Dört gündür, doğaya, manzaraya, yeşilliğe doymuştuk. Yağmuru, zaman zaman bastıran sisi bile harikaydı Karadeniz’in. Gerçekten yeşil ile mavinin buluştuğu yer Karadeniz.

İniş daha kolay oldu. Otobüsümüze transfer olup Trabzon şehir merkezine doğru yol aldık. Uçak saatimize kadar şehir merkezini gezip görme fırsatımız oldu. Trabzon’un trafiğe kapalı cadde ve çarşısında gezindik. Ara caddesinden sahile kadar indik. Bir şeyler atıştırıp, vitrinleri inceledik.

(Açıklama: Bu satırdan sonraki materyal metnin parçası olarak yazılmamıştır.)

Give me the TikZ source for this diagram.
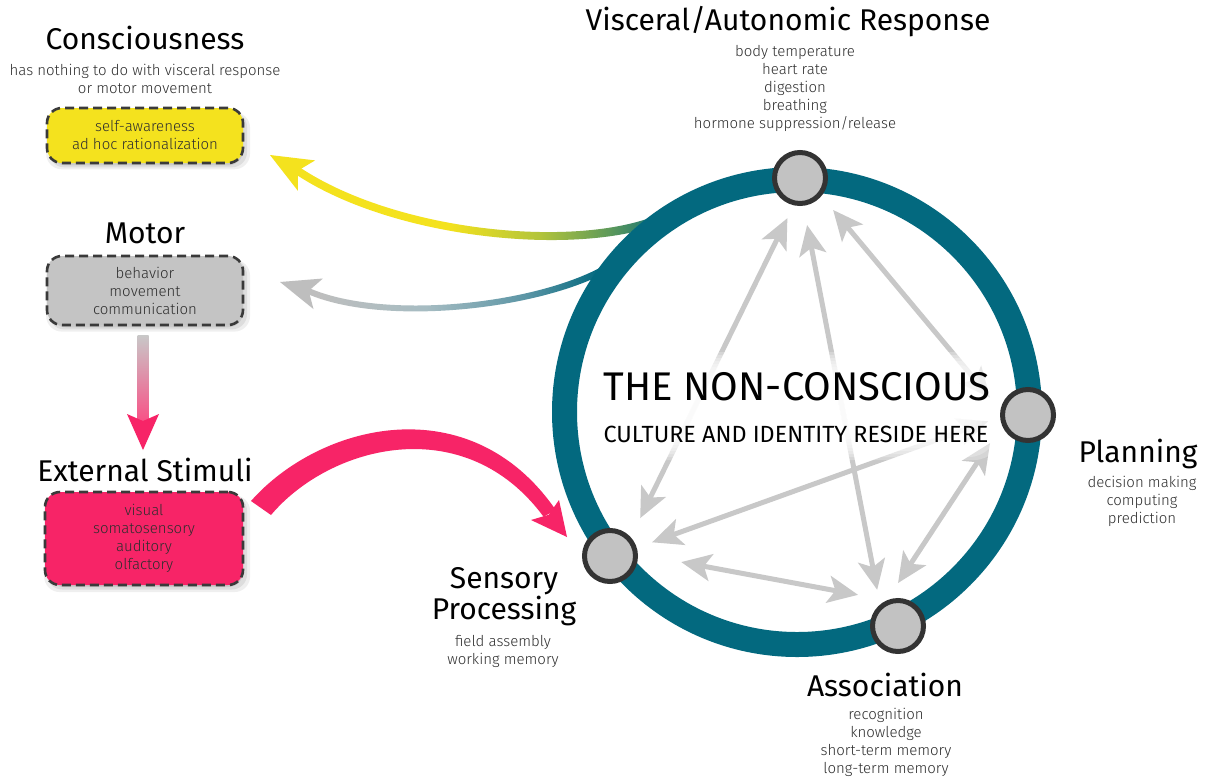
\documentclass[tikz,border=0pt]{standalone}
\usepackage{fontspec}
\setmainfont{Fira Sans}
\newfontfamily\lightfont{Fira Sans Light}
\usetikzlibrary{arrows.meta,shadows}
\definecolor{ringc}{HTML}{03697F}
\definecolor{yel}{HTML}{F4E21E}
\definecolor{ygreen}{HTML}{B2C43A}
\definecolor{grn}{HTML}{5E9A5A}
\definecolor{pinkc}{HTML}{F72467}
\definecolor{boxgray}{HTML}{C4C4C4}
\definecolor{hubfill}{HTML}{C2C2C2}
\definecolor{hubline}{HTML}{333333}
\definecolor{linkgray}{HTML}{C8C8C8}
\definecolor{dashc}{HTML}{3A3A3A}
\definecolor{subc}{HTML}{2E2E2E}
\definecolor{g0}{HTML}{BEBEBE}
\definecolor{g1}{HTML}{A6BCC2}
\definecolor{g2}{HTML}{5B95A5}
\pgfdeclarehorizontalshading{yelgrad}{100bp}{color(0bp)=(yel); color(45bp)=(yel); color(57bp)=(ygreen); color(66bp)=(grn); color(74bp)=(ringc); color(100bp)=(ringc)}
\pgfdeclarehorizontalshading{graygrad}{100bp}{color(0bp)=(g0); color(27bp)=(g0); color(43bp)=(g1); color(58bp)=(g2); color(69bp)=(ringc); color(100bp)=(ringc)}
\tikzset{
  title/.style={font=\fontsize{30}{28}\selectfont, text=black, inner sep=0, align=center},
  sub/.style={font=\lightfont\fontsize{15}{18}\selectfont, text=subc, inner sep=0, align=center},
  box/.style={rounded corners=15pt, draw=dashc, line width=2.6pt, dash pattern=on 9pt off 5pt,
    minimum width=196pt, align=center, inner sep=0, text=subc,
    font=\lightfont\fontsize{15}{18}\selectfont,
    drop shadow={opacity=0.12, shadow xshift=3pt, shadow yshift=-5pt, shadow scale=1.04},
    drop shadow={opacity=0.16, shadow xshift=3pt, shadow yshift=-4pt, shadow scale=1.01},
    drop shadow={opacity=0.2, shadow xshift=2pt, shadow yshift=-3pt, shadow scale=0.98}},
  hubanchor/.style={circle, minimum size=51pt, inner sep=0, line width=5pt},
  hub/.style={hubanchor, draw=hubline, fill=hubfill},
  link/.style={draw=linkgray, line width=5pt,
    arrows={Stealth[length=30pt,width=27pt,inset=7pt]-Stealth[length=30pt,width=27pt,inset=7pt]}},
  bigtext/.style={inner sep=0, text=black}
}
\begin{document}
\begin{tikzpicture}[x=1pt,y=-1pt]
\fill[white] (0,0) rectangle (1207,782);
\useasboundingbox (0,0) rectangle (1207,782);

% invisible placeholders giving the hubs' anchors
\node[hubanchor] (vis) at (800,178) {};
\node[hubanchor] (pla) at (1028,415) {};
\node[hubanchor] (ass) at (898,626) {};
\node[hubanchor] (sen) at (610,556) {};

% yellow arrow to consciousness
\shade[shading=yelgrad] (298,166.2) .. controls (401,236) and (598,251) .. (672,208)
   -- (678,216) .. controls (602,259) and (399,244) .. (294.1,173.2) -- cycle;
\coordinate (ytip) at (270,155);
\fill[yel] (ytip) -- (315.1,160.4) -- (297.8,170.7) -- (297.9,190.8) -- cycle;

% gray arrow to motor
\shade[shading=graygrad] (307.6,287.4) .. controls (396,327) and (593,297) .. (633,242)
   -- (639,247) .. controls (597,303) and (394,333) .. (305.8,293.2) -- cycle;
\coordinate (gtip) at (280,282);
\fill[g0] (gtip) -- (322.9,278.5) -- (308.7,290.9) -- (313.5,309.1) -- cycle;

% links between hubs
\draw[link, shorten <=14.3pt, shorten >=21.3pt] (vis.-103.8) -- (sen.42.5);
\draw[link, shorten <=19.6pt, shorten >=15pt] (vis.-83.2) -- (ass.130.5);
\draw[link, shorten <=18.2pt, shorten >=16.2pt] (vis.-40.2) -- (pla.170.5);
\draw[link, shorten <=16.3pt, shorten >=12.8pt] (sen.17.7) -- (pla.-176.7);
\draw[link, shorten <=21.5pt, shorten >=20.8pt] (pla.-159.1) -- (ass.114);
\draw[link, shorten <=44pt, shorten >=29.5pt] (sen.4) -- (ass.113);

% soft white glow behind the central text
\foreach \k in {0,...,9}{
  \fill[white, opacity=0.25, rounded corners=28pt]
    ({590+5*\k},{352+3*\k}) rectangle ({1002-5*\k},{460-3*\k});
}

% ring and hubs
\draw[ringc, line width=25pt] (797,412) circle (232.5);
\node[hub] (visdot) at (vis) {};
\node[hub] (pladot) at (pla) {};
\node[hub] (assdot) at (ass) {};
\node[hub] (sendot) at (sen) {};

\node[bigtext, font=\fontsize{40}{42}\selectfont] (nc) at (797,387) {THE NON-CONSCIOUS};
\node[bigtext, font=\fontsize{23.4}{26}\selectfont] (cu) at (796,434) {CULTURE AND IDENTITY RESIDE HERE};

% labels of hubs
\node[title] (tvis) at (788,22) {Visceral/Autonomic Response};
\node[sub] (svis) at (795,88) {body temperature\\heart rate\\digestion\\breathing\\hormone suppression/release};
\node[title] (tpla) at (1138,454) {Planning};
\node[sub] (spla) at (1142,501) {decision making\\computing\\prediction};
\node[title] (tass) at (885,685) {Association};
\node[sub] (sass) at (886,742) {recognition\\knowledge\\short-term memory\\long-term memory};
\node[title] (tsen) at (504,597) {Sensory\\Processing};
\node[sub] (ssen) at (503,651) {field assembly\\working memory};

% left column
\node[title] (tcon) at (145,38) {Consciousness};
\node[sub] (scon) at (145,79) {has nothing to do with visceral response\\or motor movement};
\node[box, fill=yel, minimum height=55pt] (cbox) at (145,135.5) {self-awareness\\ad hoc rationalization};

\node[title] (tmot) at (145,233) {Motor};
\node[box, fill=boxgray, minimum height=69pt] (mbox) at (145,290.5) {behavior\\movement\\communication};

\node[title] (text) at (145,470) {External Stimuli};
\node[box, fill=pinkc, minimum width=198pt, minimum height=93pt] (ebox) at (144,538.5) {visual\\somatosensory\\auditory\\olfactory};

% motor -> external stimuli
\shade[top color=linkgray, bottom color=pinkc!80!white] (137.5,335) rectangle (148.5,422);
\fill[pinkc] (143,450) -- (127,414) -- (143,421) -- (159,414) -- cycle;

% external stimuli -> sensory processing
\fill[pinkc] (251,501) .. controls (320,423) and (470,386) .. (555.6,509.8)
   -- (543.6,516.8) .. controls (465,410) and (330,445) .. (271,515) -- cycle;
\fill[pinkc] (567,537) -- (531,520) -- (548.6,514.8) -- (559,500) -- cycle;
\end{tikzpicture}
\end{document}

Üç gece - dört gün süren harika bir Doğu Karadeniz turunu sonlandırıyorduk. Biraz yorgun ama bir o kadar mutlu ve memnun, birazcık da mahcup ayrılıyorduk Karadeniz gezisinden. Mahcup diyorum çünkü geç kalmıştık bu güzellikleri görmeye. Bizim gibi gezginler için gerçekten utanılacak bir şeydi buralara bunca zaman gelmemek. Geç oldu ama keyifli ve güzel oldu.